Matthew Yglesias asks why conservatives and liberals sometimes come down in unpredictable ways on the issue of property rights. For example, conservatives want to treat the atmosphere as a commons into which anyone with a factory can spew carbon emissions while liberals want to assign property rights; on the other hand, liberals want to treat the spectrum as a commons while conservatives want to assign property rights.

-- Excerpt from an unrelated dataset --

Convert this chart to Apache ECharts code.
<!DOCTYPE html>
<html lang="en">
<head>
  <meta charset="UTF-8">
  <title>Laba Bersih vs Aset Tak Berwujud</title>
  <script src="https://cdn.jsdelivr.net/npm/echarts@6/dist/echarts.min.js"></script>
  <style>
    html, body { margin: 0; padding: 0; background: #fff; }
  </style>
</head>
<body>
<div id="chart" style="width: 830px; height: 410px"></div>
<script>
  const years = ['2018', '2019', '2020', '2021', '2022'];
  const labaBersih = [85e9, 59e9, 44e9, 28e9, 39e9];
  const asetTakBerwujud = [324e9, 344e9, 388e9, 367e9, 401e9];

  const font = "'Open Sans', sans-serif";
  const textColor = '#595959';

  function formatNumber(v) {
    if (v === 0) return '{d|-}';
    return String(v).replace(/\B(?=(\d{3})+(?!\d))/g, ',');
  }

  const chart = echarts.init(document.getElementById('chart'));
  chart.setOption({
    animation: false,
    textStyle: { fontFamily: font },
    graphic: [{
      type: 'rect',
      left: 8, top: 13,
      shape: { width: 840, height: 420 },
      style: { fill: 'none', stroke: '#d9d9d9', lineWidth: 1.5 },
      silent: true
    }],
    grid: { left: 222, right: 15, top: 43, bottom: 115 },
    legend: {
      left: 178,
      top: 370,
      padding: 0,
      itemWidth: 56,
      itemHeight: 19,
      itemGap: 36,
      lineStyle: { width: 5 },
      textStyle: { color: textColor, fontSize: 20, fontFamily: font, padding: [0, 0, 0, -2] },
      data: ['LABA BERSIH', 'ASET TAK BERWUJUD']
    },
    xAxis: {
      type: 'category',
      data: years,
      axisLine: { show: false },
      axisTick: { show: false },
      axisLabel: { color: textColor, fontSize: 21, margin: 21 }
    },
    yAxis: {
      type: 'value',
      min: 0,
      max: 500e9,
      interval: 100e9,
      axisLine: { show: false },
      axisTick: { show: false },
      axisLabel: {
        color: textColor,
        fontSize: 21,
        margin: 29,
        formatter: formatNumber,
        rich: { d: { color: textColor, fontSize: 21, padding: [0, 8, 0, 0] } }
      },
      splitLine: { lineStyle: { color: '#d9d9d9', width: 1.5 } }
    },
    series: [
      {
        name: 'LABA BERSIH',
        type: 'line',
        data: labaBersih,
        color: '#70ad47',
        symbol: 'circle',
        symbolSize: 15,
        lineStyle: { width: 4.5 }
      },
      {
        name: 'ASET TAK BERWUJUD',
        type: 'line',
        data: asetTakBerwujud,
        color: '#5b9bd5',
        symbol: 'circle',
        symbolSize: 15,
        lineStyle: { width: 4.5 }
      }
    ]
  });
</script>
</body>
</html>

To borrow an idea from Robin Hanson, I think it’s useful to think about political conflict in terms of valorized figures. On the right, you see a lot of valorization of businessmen. On the left, you see a lot of valorization of pushy activists who want to do something businessmen don’t like. Formally, the right is committed to ideas about free markets and the left is committed to ideas about economic equality. But in practice, political conflict much more commonly breaks down around “some stuff some businessmen want to do” vs “some stuff businessmen hate” rather than anything about markets or property rights per se. Consequently, on the left people sometimes fall into the trap of being patsies for rent-seeking mom & pop operators when poor people would benefit more from competition from a corporate behemoth.
I think it's simpler than that. Conservatives approve of property rights when people who look like them currently have the property rights. They approve of the commons when people who look like them currently enjoy the benefits of the absence of property rights. Liberals? We're crazy enough to think first of the public good.